Your hand drawings will be useful for testing your code. Add some print statements to your insertion code, and try to build the trees contained in the above code. Does it seem like the trees being generated match your drawings? We will produce a more visual representation of the tree later, but for now you should be able to create some argument about the correctness of your insertion code.
You can easily test your code above by hand, but it is easier if you can produce some string representation of the tree. One mechanism for generating these strings use techniques known as tree traversals. As we discussed in class yesterday, there are two different approaches to traversing a tree: Breadth First and Depth First.
print_depth_first
contains the code we discussed at
the end of class yesterday. It uses
a stack
(and the stack "interface") to keep
track of what elements it should be printing next. This method
prints out a representation of the tree by fully exploring one path to a
leaf in the tree, and back-tracking to explore all other paths to
the leafs of the tree.
Breadth first traversals are very similar to the depth first code listed above, but the results are quite different. Breadth first traversals require using a Queue, which you wrote last week in lab. It starts by adding the root to the queue. You continually dequeue a node out of the queue, and print its data. Then, add both children (in some arbitrary but consistent order) to the queue. This continues until you have visited every node in the tree.
Draw a sample binary tree, using letters as the values stored
within the tree. What string should the above algorithm produce?
After you have written out this test case, go ahead and code this
algorithm in print_breadth_first
. This
method should print a representation of the tree using the
above algorithm. Does your algorithm meet your expectations?
There are actually three types of depth first traversals. They
are preorder, inorder, and postorder. All three of these depth
first techniques can be written using the implicit system stack,
by using recursion. As you can see
in binary_search_tree.py
, each of the depth first
techniques requires the root of the tree that is being traversed.
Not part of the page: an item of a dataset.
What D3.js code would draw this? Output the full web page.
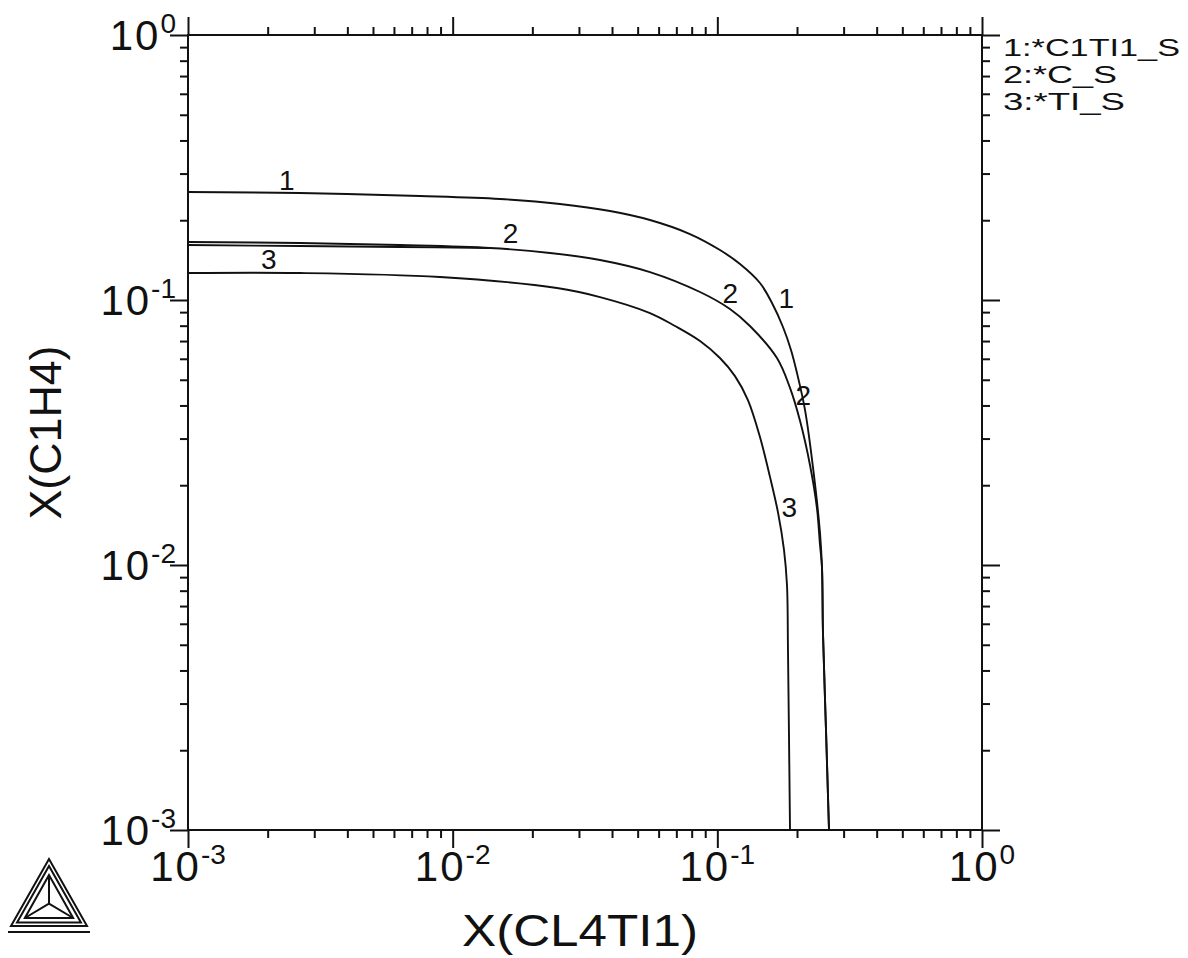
<!DOCTYPE html>
<html>
<head>
<meta charset="utf-8">
<script src="https://cdn.jsdelivr.net/npm/d3@7"></script>
<style>
  html, body { margin: 0; padding: 0; background: #fff; }
  svg { display: block; }
  text { font-family: "Liberation Sans", Arial, Helvetica, sans-serif; fill: #111; }
</style>
</head>
<body>
<svg id="chart" width="1188" height="958"></svg>
<script>
// Axis ranges (mole fractions, log scale)
const xDomain = [1e-3, 1];
const yDomain = [1e-3, 1];
const decadeExponents = [-3, -2, -1, 0];

// Phase boundary curves: X(CL4TI1) vs X(C1H4)
const curve1X = [0.001, 0.002649, 0.007524, 0.01509, 0.02543, 0.0393, 0.05566, 0.07882, 0.1023, 0.1218, 0.1449, 0.1609, 0.177, 0.1898, 0.2, 0.2144, 0.2298, 0.2443, 0.2485, 0.2507, 0.2574, 0.2642];
const curve1Y = [0.2556, 0.2533, 0.2468, 0.2405, 0.2303, 0.2167, 0.2004, 0.1774, 0.1544, 0.1367, 0.1159, 0.0974, 0.0791, 0.0648, 0.0530, 0.0385, 0.0234, 0.0132, 0.00983, 0.00554, 0.00238, 0.001];

const curve2X = [0.001, 0.002649, 0.006324, 0.01384, 0.02332, 0.03603, 0.05566, 0.08602, 0.1116, 0.1328, 0.168, 0.1882, 0.2053, 0.224, 0.2379, 0.2443, 0.2485, 0.2507, 0.2574, 0.2642];
const curve2Y = [0.1655, 0.1641, 0.1612, 0.1571, 0.1505, 0.1416, 0.1275, 0.1072, 0.0925, 0.0798, 0.0604, 0.0466, 0.0350, 0.0238, 0.0164, 0.0119, 0.00983, 0.00554, 0.00238, 0.001];

// second trace running alongside curve 2 at low X(CL4TI1)
const curve2bX = [0.001, 0.002649, 0.006324, 0.01384];
const curve2bY = [0.1612, 0.1599, 0.1585, 0.1571];

const curve3X = [0.001, 0.002649, 0.008956, 0.02478, 0.03603, 0.05566, 0.06918, 0.08602, 0.1023, 0.1166, 0.1305, 0.1449, 0.1581, 0.1695, 0.1786, 0.1833, 0.1849, 0.1882];
const curve3Y = [0.1264, 0.1264, 0.1221, 0.1110, 0.1026, 0.0893, 0.0798, 0.0700, 0.0604, 0.0516, 0.0419, 0.0304, 0.0215, 0.0158, 0.0114, 0.0084, 0.00478, 0.001];

// Curve number labels
const labelText = ["1", "1", "2", "2", "2", "3", "3"];
const labelX = [0.00236, 0.1822, 0.01656, 0.1119, 0.2112, 0.00202, 0.1869];
const labelY = [0.2836, 0.1017, 0.1790, 0.1063, 0.0438, 0.1428, 0.01656];

const legendEntries = ["1:*C1TI1_S", "2:*C_S", "3:*TI_S"];
const xTitle = "X(CL4TI1)";
const yTitle = "X(C1H4)";

const svg = d3.select("#chart");
const ink = "#111";

const x = d3.scaleLog().domain(xDomain).range([188, 982]);
const y = d3.scaleLog().domain(yDomain).range([830, 35]);

// tick values: decades and 2..9 multiples
const majors = decadeExponents.map(e => Math.pow(10, e));
const minors = [];
decadeExponents.slice(0, -1).forEach(e => {
  for (let k = 2; k <= 9; k++) minors.push(k * Math.pow(10, e));
});

function styleAxis(g) {
  g.select(".domain").remove();
  g.selectAll("line").attr("stroke", ink).attr("stroke-width", 2);
  g.selectAll("text").remove();
}

const [x0, x1] = x.range();
const [yb, yt] = y.range();

// minor + major ticks, all pointing outward on every side
svg.append("g").attr("transform", `translate(${x0},0)`)
  .call(d3.axisLeft(y).tickValues(minors).tickSize(8).tickFormat("")).call(styleAxis);
svg.append("g").attr("transform", `translate(${x0},0)`)
  .call(d3.axisLeft(y).tickValues(majors).tickSize(18).tickFormat("")).call(styleAxis);
svg.append("g").attr("transform", `translate(${x1},0)`)
  .call(d3.axisRight(y).tickValues(minors).tickSize(8).tickFormat("")).call(styleAxis);
svg.append("g").attr("transform", `translate(${x1},0)`)
  .call(d3.axisRight(y).tickValues(majors).tickSize(18).tickFormat("")).call(styleAxis);
svg.append("g").attr("transform", `translate(0,${yb})`)
  .call(d3.axisBottom(x).tickValues(minors).tickSize(8).tickFormat("")).call(styleAxis);
svg.append("g").attr("transform", `translate(0,${yb})`)
  .call(d3.axisBottom(x).tickValues(majors).tickSize(18).tickFormat("")).call(styleAxis);
svg.append("g").attr("transform", `translate(0,${yt})`)
  .call(d3.axisTop(x).tickValues(minors).tickSize(8).tickFormat("")).call(styleAxis);
svg.append("g").attr("transform", `translate(0,${yt})`)
  .call(d3.axisTop(x).tickValues(majors).tickSize(18).tickFormat("")).call(styleAxis);

// frame
svg.append("rect")
  .attr("x", x0).attr("y", yt)
  .attr("width", x1 - x0).attr("height", yb - yt)
  .attr("fill", "none").attr("stroke", ink).attr("stroke-width", 2);

// power-of-ten tick labels
function powerLabel(sel, exp) {
  sel.append("tspan").attr("letter-spacing", 2).text("10");
  sel.append("tspan").attr("dy", -17).attr("font-size", 28).text(exp);
}
svg.append("g").selectAll("text").data(decadeExponents).join("text")
  .attr("x", 176)
  .attr("y", d => y(Math.pow(10, d)) + 15)
  .attr("text-anchor", "end")
  .attr("font-size", 42)
  .each(function (d) { powerLabel(d3.select(this), d); });
svg.append("g").selectAll("text").data(decadeExponents).join("text")
  .attr("x", d => x(Math.pow(10, d)))
  .attr("y", 881)
  .attr("text-anchor", "middle")
  .attr("font-size", 42)
  .each(function (d) { powerLabel(d3.select(this), d); });

// curves
const path = d3.line().x(d => x(d[0])).y(d => y(d[1])).curve(d3.curveCatmullRom.alpha(0.5));
const series = [
  d3.zip(curve1X, curve1Y),
  d3.zip(curve2X, curve2Y),
  d3.zip(curve2bX, curve2bY),
  d3.zip(curve3X, curve3Y)
];
svg.append("g").selectAll("path").data(series).join("path")
  .attr("d", d => path(d))
  .attr("fill", "none")
  .attr("stroke", ink)
  .attr("stroke-width", 1.9);

// curve labels
svg.append("g").selectAll("text").data(labelText).join("text")
  .attr("x", (d, i) => x(labelX[i]))
  .attr("y", (d, i) => y(labelY[i]) + 10)
  .attr("text-anchor", "middle")
  .attr("font-size", 28)
  .text(d => d);

// legend
const legendWidths = [177, 114, 122];
svg.append("g").selectAll("text").data(legendEntries).join("text")
  .attr("x", 1003)
  .attr("y", (d, i) => 56 + i * 27)
  .attr("font-size", 24)
  .attr("textLength", (d, i) => legendWidths[i])
  .attr("lengthAdjust", "spacingAndGlyphs")
  .text(d => d);

// axis titles
svg.append("text")
  .attr("x", x(Math.sqrt(xDomain[0] * xDomain[1])) - 5)
  .attr("y", 946)
  .attr("text-anchor", "middle")
  .attr("font-size", 44)
  .attr("textLength", 236)
  .attr("lengthAdjust", "spacingAndGlyphs")
  .text(xTitle);
svg.append("text")
  .attr("transform", `translate(61, ${y(Math.sqrt(yDomain[0] * yDomain[1]))}) rotate(-90)`)
  .attr("text-anchor", "middle")
  .attr("font-size", 44)
  .attr("textLength", 174)
  .attr("lengthAdjust", "spacingAndGlyphs")
  .text(yTitle);

// triangle emblem, lower left corner
(function drawEmblem() {
  const cx = 49, top = 859, base = 926, half = 38;
  const g = svg.append("g").attr("fill", "none").attr("stroke", ink).attr("stroke-width", 2);
  const tri = (inset) => {
    const t = top + inset * 2, b = base - inset, h = half - inset * 1.73;
    return [[cx, t], [cx - h, b], [cx + h, b]];
  };
  const outer = tri(0), mid = tri(3.5), inner = tri(8);
  [outer, mid, inner].forEach(p => g.append("path").attr("d", d3.line()(p) + "Z"));
  const cy = (inner[0][1] + inner[1][1] * 2) / 3;
  inner.forEach(p => g.append("line").attr("x1", cx).attr("y1", cy).attr("x2", p[0]).attr("y2", p[1]));
  g.append("line").attr("x1", 8).attr("x2", 90).attr("y1", 932).attr("y2", 932).attr("stroke-width", 2.2);
})();
</script>
</body>
</html>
In each method, you will recursively call the traversal technique
on each sub-tree. The only difference between the three are where
you actually print the data.
Preorder traversals print data when you first visit a node. This
is accompished by printing the data in the current root before you
recursively call preorder on either sub-tree. Inorder prints all
of the elements in the left
sub-tree before printing the data in the current root. Postorder
prints all of the elements in both sub-trees before printing the
data in the current root. Finish the code
in print_in_order
, print_pre_order
,
and print_post_order
.
Test the above methods. Which traversal technique makes most sense for the test case that you generated before writing breadth first traversal? Which makes the least sense? Can you easily infer the structure of the tree given the output and the traversal technique used?
You are now able to create binary search trees. Now, how do we figure out if an element is contained within the tree? Consider the tree above. Given the root of the tree, we know that all values in the left sub-tree are valued less than the root, and all values in the right sub-tree are valued greater than the root. We can use that information to determine where to continue searching for the requested value.
For example, If we were looking for the value "3", we know that it MUST be a descendant of the root through the left child. We can continue searching from there, using the node valued "2" as the new root.
The algorithm for searching in a binary search tree is as follows:
Let D be the value we are searching the tree for.
If the value in the node you are currently exploring is
D, then return true, as you have successfully found the
element. Otherwise, if D is less than the current node, then
move to the left child, and repeat the process. If D is
greater than the current node, then move to the right child and
repeat the process. If you ever reach a node that
is None
, then D is not in the tree and you
return False.
Write this algorithm up in the method called search
.
Will this algorithm always produce valid results? Does it work on
the Trees you generated in the first part of this lab? Make sure
you test this algorithm before moving on to the next part.
What is the Big-O complexity of the above search technique? Does
this algorithm remind you of another algorithm we have used before?
Write up your analysis in a file
called search_complexity.txt
, and include it in your
submitted zip files.
Submit a zip file of your code on the course Inquire site that uses your last names as the file name. Don't forget to turn in your tree drawings!